Entries with chart source code
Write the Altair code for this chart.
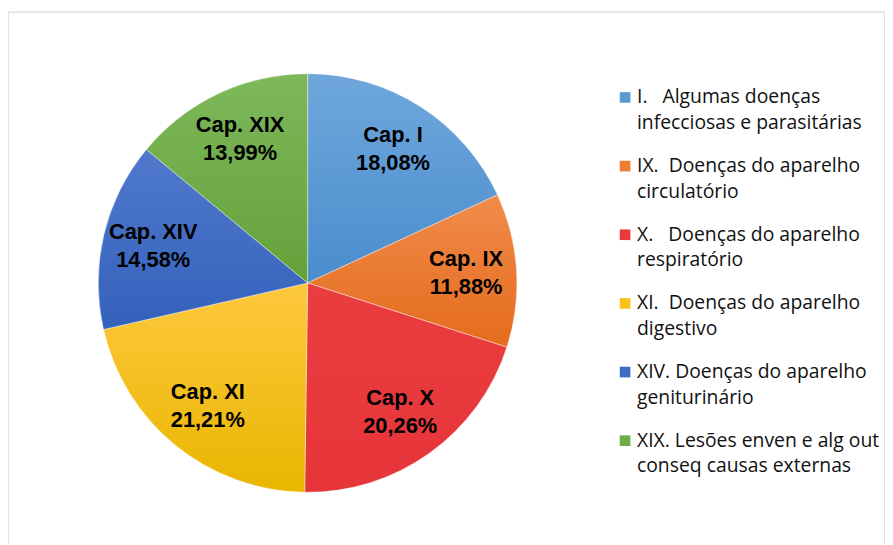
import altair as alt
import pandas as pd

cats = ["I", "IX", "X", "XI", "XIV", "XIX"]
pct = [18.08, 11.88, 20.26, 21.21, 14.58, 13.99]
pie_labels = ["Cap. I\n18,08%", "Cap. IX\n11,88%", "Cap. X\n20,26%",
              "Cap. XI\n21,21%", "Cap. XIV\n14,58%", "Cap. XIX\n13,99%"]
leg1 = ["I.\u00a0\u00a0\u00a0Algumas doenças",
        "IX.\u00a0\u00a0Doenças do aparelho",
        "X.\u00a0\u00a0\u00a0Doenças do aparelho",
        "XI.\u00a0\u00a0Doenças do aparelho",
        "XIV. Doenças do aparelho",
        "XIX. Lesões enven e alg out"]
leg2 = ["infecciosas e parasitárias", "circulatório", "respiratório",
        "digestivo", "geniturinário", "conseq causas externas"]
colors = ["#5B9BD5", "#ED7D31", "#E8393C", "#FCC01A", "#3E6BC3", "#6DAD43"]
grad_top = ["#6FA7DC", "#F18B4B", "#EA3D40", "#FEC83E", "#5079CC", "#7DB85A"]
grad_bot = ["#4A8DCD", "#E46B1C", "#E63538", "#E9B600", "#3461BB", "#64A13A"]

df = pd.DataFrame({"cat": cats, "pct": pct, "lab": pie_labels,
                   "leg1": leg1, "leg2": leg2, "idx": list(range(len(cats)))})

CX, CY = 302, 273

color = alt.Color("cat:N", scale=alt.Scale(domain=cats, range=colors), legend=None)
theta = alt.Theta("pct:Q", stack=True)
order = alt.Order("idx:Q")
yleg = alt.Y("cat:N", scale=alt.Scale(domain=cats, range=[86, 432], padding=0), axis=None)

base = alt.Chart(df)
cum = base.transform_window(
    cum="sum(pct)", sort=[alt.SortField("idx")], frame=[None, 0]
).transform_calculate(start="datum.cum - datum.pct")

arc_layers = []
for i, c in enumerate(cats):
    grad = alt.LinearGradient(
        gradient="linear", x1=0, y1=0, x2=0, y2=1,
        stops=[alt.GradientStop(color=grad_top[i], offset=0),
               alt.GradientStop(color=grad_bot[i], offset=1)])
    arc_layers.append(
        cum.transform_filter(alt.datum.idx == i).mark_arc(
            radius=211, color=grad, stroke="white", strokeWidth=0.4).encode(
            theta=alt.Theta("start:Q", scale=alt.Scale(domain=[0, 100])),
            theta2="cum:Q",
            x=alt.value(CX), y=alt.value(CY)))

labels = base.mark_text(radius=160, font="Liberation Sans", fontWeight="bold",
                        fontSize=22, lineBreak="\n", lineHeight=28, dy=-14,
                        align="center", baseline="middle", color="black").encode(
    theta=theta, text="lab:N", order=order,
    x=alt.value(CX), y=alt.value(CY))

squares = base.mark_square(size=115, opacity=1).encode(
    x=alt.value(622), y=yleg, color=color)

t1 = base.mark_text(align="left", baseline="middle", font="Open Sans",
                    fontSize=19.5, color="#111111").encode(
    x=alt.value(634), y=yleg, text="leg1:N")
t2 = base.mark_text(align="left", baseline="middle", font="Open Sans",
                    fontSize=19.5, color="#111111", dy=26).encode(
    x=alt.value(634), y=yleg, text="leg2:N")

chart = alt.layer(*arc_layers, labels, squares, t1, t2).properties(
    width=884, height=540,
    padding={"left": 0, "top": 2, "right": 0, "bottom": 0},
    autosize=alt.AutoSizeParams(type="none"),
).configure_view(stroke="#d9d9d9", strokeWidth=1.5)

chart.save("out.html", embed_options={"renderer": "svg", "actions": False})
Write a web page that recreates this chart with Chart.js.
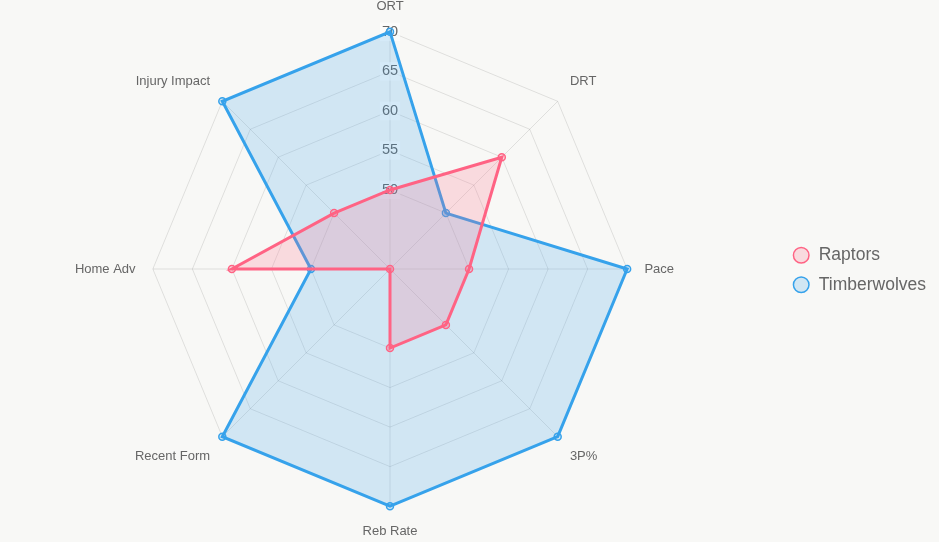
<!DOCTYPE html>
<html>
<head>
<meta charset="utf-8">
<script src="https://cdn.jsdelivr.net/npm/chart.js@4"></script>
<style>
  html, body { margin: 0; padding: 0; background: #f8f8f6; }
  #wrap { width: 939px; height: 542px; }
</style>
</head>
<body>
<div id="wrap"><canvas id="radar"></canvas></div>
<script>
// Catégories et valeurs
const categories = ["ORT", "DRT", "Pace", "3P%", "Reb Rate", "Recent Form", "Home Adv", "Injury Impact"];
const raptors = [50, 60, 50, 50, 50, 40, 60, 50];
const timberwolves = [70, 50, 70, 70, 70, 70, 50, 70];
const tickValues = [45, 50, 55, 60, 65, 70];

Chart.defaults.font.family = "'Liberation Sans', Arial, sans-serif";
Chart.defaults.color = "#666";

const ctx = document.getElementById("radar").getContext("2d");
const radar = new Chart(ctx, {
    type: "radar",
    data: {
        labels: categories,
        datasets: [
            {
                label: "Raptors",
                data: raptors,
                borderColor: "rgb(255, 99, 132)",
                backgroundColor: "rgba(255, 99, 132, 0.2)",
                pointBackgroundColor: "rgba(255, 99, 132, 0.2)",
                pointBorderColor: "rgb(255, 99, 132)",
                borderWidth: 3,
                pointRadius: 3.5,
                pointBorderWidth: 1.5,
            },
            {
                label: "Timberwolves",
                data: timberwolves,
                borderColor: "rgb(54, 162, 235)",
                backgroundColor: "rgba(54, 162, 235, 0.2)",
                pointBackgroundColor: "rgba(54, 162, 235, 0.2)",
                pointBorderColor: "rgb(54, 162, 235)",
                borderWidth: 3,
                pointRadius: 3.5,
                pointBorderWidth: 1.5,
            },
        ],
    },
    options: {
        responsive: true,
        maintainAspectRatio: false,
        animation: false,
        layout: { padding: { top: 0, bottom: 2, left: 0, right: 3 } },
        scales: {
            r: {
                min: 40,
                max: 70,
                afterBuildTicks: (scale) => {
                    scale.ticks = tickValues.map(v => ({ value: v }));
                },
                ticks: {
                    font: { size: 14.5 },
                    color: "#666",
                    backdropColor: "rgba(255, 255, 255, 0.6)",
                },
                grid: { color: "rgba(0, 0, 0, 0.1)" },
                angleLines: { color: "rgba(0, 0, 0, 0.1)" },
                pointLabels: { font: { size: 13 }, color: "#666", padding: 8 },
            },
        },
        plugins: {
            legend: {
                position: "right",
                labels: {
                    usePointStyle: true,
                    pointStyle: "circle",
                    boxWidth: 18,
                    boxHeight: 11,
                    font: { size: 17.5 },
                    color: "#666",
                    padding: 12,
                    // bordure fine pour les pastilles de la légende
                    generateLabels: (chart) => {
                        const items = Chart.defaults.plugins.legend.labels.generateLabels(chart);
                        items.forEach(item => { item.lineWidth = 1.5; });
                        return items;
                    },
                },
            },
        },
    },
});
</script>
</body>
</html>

# Your task
Transcribe exactly, please, the lines between the start of the records above and the line holding "import pandas as pd", counting both of those lines and omitting pictures.

# Task solution
Write the Altair code for this chart.
import altair as alt
import pandas as pd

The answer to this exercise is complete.